Former State Representative and St. Louis Alderman Charles Troupe has passed

State Rep. Charles Quincy Troupe

Missouri State Rep. Charles Quincy Troupe (District 62) served twelve terms beginning in 1978,

Former Missouri Representative (District 62) and St. Louis Boad of Alderman (Ward 1) Charles Troupe died Thursday, June 29, 2023.

Charles Quincy Troupe was a native St. Louisan, born May 12, 1936, into a large family that contributed to the betterment of St. Louis’ Black community. He was first elected to the Missouri House of Representatives in 1978 and served 12 terms before term limits were enacted. His committee assignments included:  Budget, Administration and Accounts, Commerce and Economic Development.  He served as chair of the Social Services, Appropriation Committee, and on the subcommittee on the tobacco settlement.  Troupe was also a Clinton-appointee to the Presidential Advisory Council on HIV/AIDS (PACHA).  He served Ward 1 as Alderman from 2005-2013.

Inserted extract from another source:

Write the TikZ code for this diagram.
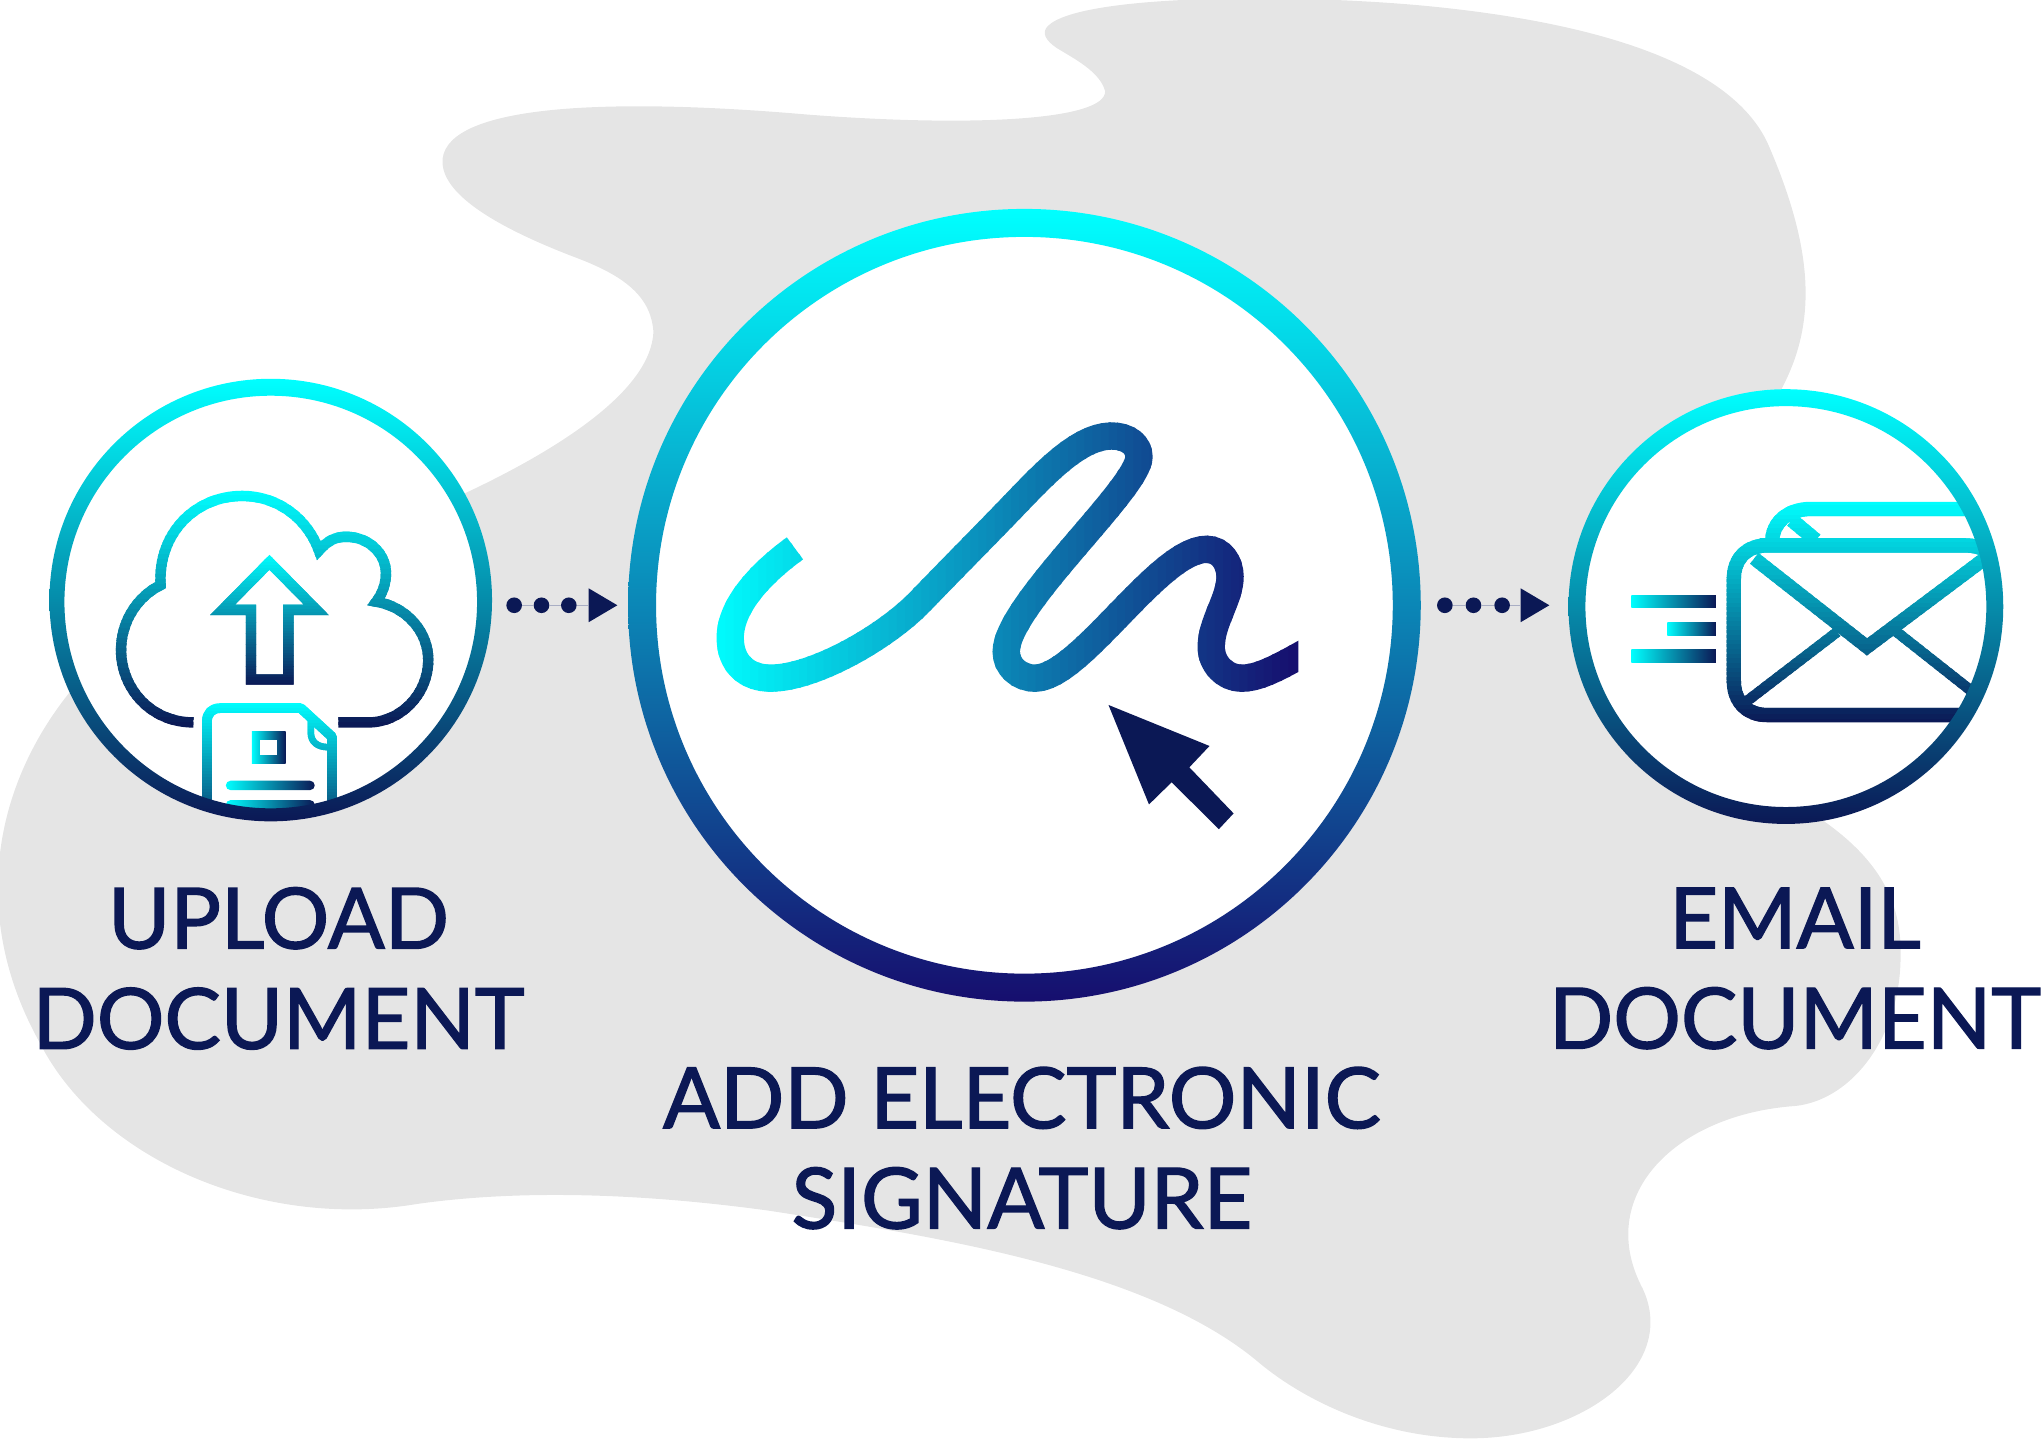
\documentclass[tikz,border=0pt]{standalone}
\usepackage{fontspec}
\setmainfont[FakeBold=1.6]{Lato}
\usepackage{tikz}
\usetikzlibrary{shapes.geometric, positioning, calc}
\definecolor{cyanc}{HTML}{00FFFF}
\definecolor{navyc}{HTML}{0B1855}
\definecolor{violc}{HTML}{160E6E}
\definecolor{blobc}{HTML}{E5E5E5}
\definecolor{linkc}{HTML}{A9AEC4}
\newcommand{\un}{0.026cm}
\newcommand{\gradstroke}[4]{%
  \foreach \k in {0,...,47}{
    \pgfmathsetmacro{\pc}{100*(\k+0.5)/48}
    \pgfmathsetmacro{\ya}{#1+(#2-#1)*(\k/48)}
    \pgfmathsetmacro{\yb}{#1+(#2-#1)*((\k+1)/48)+1.5}
    \begin{scope}
      \clip (0,\ya) rectangle (1568,\yb);
      \draw[#3,color=navyc!\pc!cyanc] #4;
    \end{scope}
  }}
\newcommand{\gradstrokex}[4]{%
  \foreach \k in {0,...,71}{
    \pgfmathsetmacro{\pc}{100*(\k+0.5)/72}
    \pgfmathsetmacro{\xa}{#1+(#2-#1)*(\k/72)}
    \pgfmathsetmacro{\xb}{#1+(#2-#1)*((\k+1)/72)+1.5}
    \begin{scope}
      \clip (\xa,0) rectangle (\xb,1106);
      \draw[#3,color=violc!\pc!cyanc] #4;
    \end{scope}
  }}
\tikzset{
  disc/.style={circle,fill=white,inner sep=0pt},
  ringshade/.style={top color=cyanc,bottom color=navyc,even odd rule},
  stepdot/.style={circle,fill=navyc,inner sep=0pt,minimum size=12*\un},
  steptip/.style={isosceles triangle,isosceles triangle stretches,fill=navyc,inner sep=0pt,
    minimum height=22*\un,minimum width=26*\un,anchor=west},
  linkline/.style={linkc,line width=0.6pt},
  steplabel/.style={text=navyc,align=center,font=\fontsize{48}{57}\selectfont},
  thinstroke/.style={line width=8*\un},
  barfill/.style={left color=cyanc,right color=navyc}
}
\begin{document}
\begin{tikzpicture}[x=0.026cm,y=-0.026cm]
  \useasboundingbox (0,0) rectangle (1568,1105.5);
  % backdrop
  \fill[blobc] (805,20) .. controls (830,-5) and (1000,-5) .. (1100,5)
    .. controls (1230,18) and (1330,50) .. (1358,110)
    .. controls (1395,195) and (1395,250) .. (1368,300)
    -- (1400,630) .. controls (1450,665) and (1462,700) .. (1460,740)
    .. controls (1458,800) and (1420,848) .. (1375,850)
    .. controls (1285,858) and (1225,920) .. (1262,990)
    .. controls (1290,1050) and (1215,1105) .. (1130,1105)
    .. controls (1060,1105) and (1000,1075) .. (965,1045)
    .. controls (880,975) and (720,950) .. (590,930)
    .. controls (480,915) and (390,915) .. (320,925)
    .. controls (200,945) and (75,890) .. (30,800)
    .. controls (-20,710) and (-10,610) .. (55,530)
    -- (355,380) .. controls (430,345) and (500,300) .. (502,255)
    .. controls (500,225) and (475,210) .. (440,197)
    .. controls (370,170) and (338,145) .. (340,122)
    .. controls (345,80) and (470,75) .. (620,88)
    .. controls (750,98) and (850,92) .. (849,70)
    .. controls (845,55) and (825,45) .. (812,37)
    .. controls (803,31) and (800,25) .. (805,20) -- cycle;
  \node[disc,minimum size=332*\un] (upload) at (208,461) {};
  \node[disc,minimum size=600*\un] (esign) at (787,465) {};
  \node[disc,minimum size=326*\un] (email) at (1372,466) {};
  % cloud and document
  \begin{scope}
    \clip ($(upload.center)+(0,1.5)$) circle [radius=159.5];
    \gradstroke{377}{559}{thinstroke}{(148.6,555) .. controls (115,555) and (93,528) .. (93,499.4)
      .. controls (93,477) and (106,458) .. (123.4,449.5)
      .. controls (121,410) and (150,381) .. (186,381)
      .. controls (213,381) and (236,398) .. (245,423)
      .. controls (252,415) and (258,412.4) .. (266,412.4)
      .. controls (283,412.4) and (296.5,425) .. (296.5,440.5)
      .. controls (296.5,448) and (294,456) .. (289,462.3)
      .. controls (312,466) and (329,485) .. (329,507)
      .. controls (329,533) and (308,555) .. (283,555) -- (260,555)}
    \gradstroke{426}{527}{thinstroke}{(207,432) -- (243,468.5) -- (221.6,468.5) -- (221.6,522)
      -- (192.8,522) -- (192.8,468.5) -- (171,468.5) -- cycle}
    \gradstroke{540}{650}{line width=7.5*\un,line join=round}{(159,640) -- (159,554)
      .. controls (159,548) and (163,544) .. (169,544) -- (231,544) -- (255,566) -- (255,640)}
    \gradstroke{540}{650}{line width=5*\un}{(238.8,553) -- (238.8,563) .. controls (238.8,570) and (244,574) .. (252,574)}
    \shade[barfill] (193.5,562) rectangle (219.4,586.5);
    \fill[white] (199.6,568.6) rectangle (213,580);
    \shade[barfill,rounded corners=3.6*\un] (173.5,599.8) rectangle (241.8,607);
    \shade[barfill,rounded corners=3.6*\un] (173.5,614.7) rectangle (241.8,622);
  \end{scope}
  % signature and pointer
  \gradstrokex{545}{996}{line width=21*\un}{(610.7,421.3) .. controls (585,440) and (561,465) .. (561,490)
    .. controls (561,510) and (574,521) .. (592,521) .. controls (625,521) and (680,490) .. (707,462)
    .. controls (735,433) and (757,411) .. (781,386) .. controls (805,361) and (830,335) .. (854,335)
    .. controls (867,335) and (875,342) .. (875,351) .. controls (875,375) and (773,465) .. (773,500.7)
    .. controls (773,512) and (783,521) .. (795,521) .. controls (830,521) and (890,422) .. (927,422)
    .. controls (938,422) and (945,432) .. (945,443) .. controls (945,460) and (930.5,478) .. (930.5,497)
    .. controls (930.5,510) and (941,521) .. (954,521) .. controls (967,521) and (982,513) .. (1005,500)}
  \fill[navyc] (851.6,541.6) -- (929.2,573.1) -- (913.7,589.5) -- (947.7,624.9)
    -- (936.4,637) -- (900.1,601) -- (882.7,618) -- cycle;
  % envelope
  \shade[barfill] (1253.2,457.2) rectangle (1318.2,467);
  \shade[barfill] (1280.9,478.2) rectangle (1318.2,488);
  \shade[barfill] (1253.2,499) rectangle (1318.2,509);
  \begin{scope}
    \clip (email.center) circle [radius=158];
    \gradstroke{385}{556}{line width=11*\un}{(1510,391) -- (1391,391) .. controls (1373,391) and (1361.5,402) .. (1361.5,416)
      (1376.6,399.6) -- (1395,415)}
    \gradstroke{385}{556}{line width=11*\un}{(1352,419) -- (1510,419) .. controls (1522,419) and (1534,425) .. (1536,435)
      -- (1536,530) -- (1510,549.4) -- (1358,549.4) .. controls (1342,549.4) and (1332,539) .. (1332,523)
      -- (1332,445) .. controls (1332,429) and (1342,419) .. (1358,419)}
    \gradstroke{385}{556}{line width=10.5*\un}{(1347.7,429) -- (1434.3,497) -- (1525,429)}
    \gradstroke{385}{556}{thinstroke}{(1411.5,485.4) -- (1341.6,539) (1457,485.4) -- (1516,532)}
  \end{scope}
  % rings
  \shade[ringshade] (upload.center) circle [radius=170] ($(upload.center)+(0,1.5)$) circle [radius=158.5];
  \shade[ringshade,bottom color=violc] (esign.center) circle [radius=304.5] (esign.center) circle [radius=283];
  \shade[ringshade] (email.center) circle [radius=167] (email.center) circle [radius=154];
  % step arrows
  \foreach \n/\xa/\xb/\xc/\xt in {a/395/416/437/452,b/1110/1132/1154/1168}{
    \node[stepdot] (dot\n1) at (\xa,465) {};
    \node[stepdot] (dot\n2) at (\xb,465) {};
    \node[stepdot] (dot\n3) at (\xc,465) {};
    \node[steptip] (tip\n) at (\xt,465) {};
    \draw[linkline] (dot\n1) -- (dot\n2) (dot\n2) -- (dot\n3) (dot\n3) -- (tip\n.west);
  }
  \node[steplabel] (uploadlabel) at (214,744) {UPLOAD\\DOCUMENT};
  \node[steplabel] (esignlabel) at (785,882) {ADD ELECTRONIC\\SIGNATURE};
  \node[steplabel] (emaillabel) at (1379,744) {EMAIL\\DOCUMENT};
\end{tikzpicture}
\end{document}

“Rep. Troupe served the city of St. Louis and the state of Missouri for decades,” said Michael McMillan, president & CEO of the Urban League of Metropolitan St. Louis and a former alderman. “He was a master legislator and a consummate advocate for the best interests of African Americans and all oppressed groups,” said McMillan.

Former St. Louis Alderman Charles Troupe

St. Louis Alderman Charles Troupe, served from 2005 to 2013.

His politics in the Missouri legislature and as a St. Louis Board of Alderman were informed by his activism. St. Louis American political columnist and former Alderman Mike Jones who knew Troupe back in the late 60s and early 70s said, “We were products of the Black power movement.  He was older than me, but was not a part of the mainstream civil rights movement.”

Jones described Troupe as one of those pioneers who moved from activism to elective politics. “You’d always find Troupe on the cutting edge of political change, but he could also be a hard-headed serious politician at the same time,” he said.

“To me he had the right blend of activism and political acumen one needed to be successful and effective as a representative for Black people and Charles never deviated from that.  He was the same guy, I met over 50 years ago,” said Jones.

Troupe is described as being a bridge between a Bill Clay Sr. brand of politics and one Jones saw as emerging from the Black power movement.  In St. Louis of the 1980s, a few generations of Black political leadership came together.  Jones offered the following observation, “Troupe comes from an era where politics was never personal, contentious, but not personal; people could disagree with people they liked, and work with people they didn’t like.  Your ability to work with people was valued because that was the currency.”

As an elected official, Troupe approached politics from an intellectual standpoint. Jones added, “He was a very literate, well-informed, thoughtful guy.” 

The Honorable Charles Quincy Troupe is survived by his sisters, Betty Troupe Frye and Sarah Troupe Ray; four children: Charles Quincy PoorThunder, Angela Jones, Paul Moody and Deidra Adams; cousins: Quincy Thomas Troupe and Alvin Wallace Troupe and a host of nieces, nephews and cousins.  

Funeral arrangements are as follows: First Visitation at Austin Layne Renaissance on Thursday, July 13, 5-9 pm; Second Visitation at Kennerly Temple COGIC on Friday, July 14, 9-10am; Funeral Services at 10 am; and Interment at Jefferson Barracks.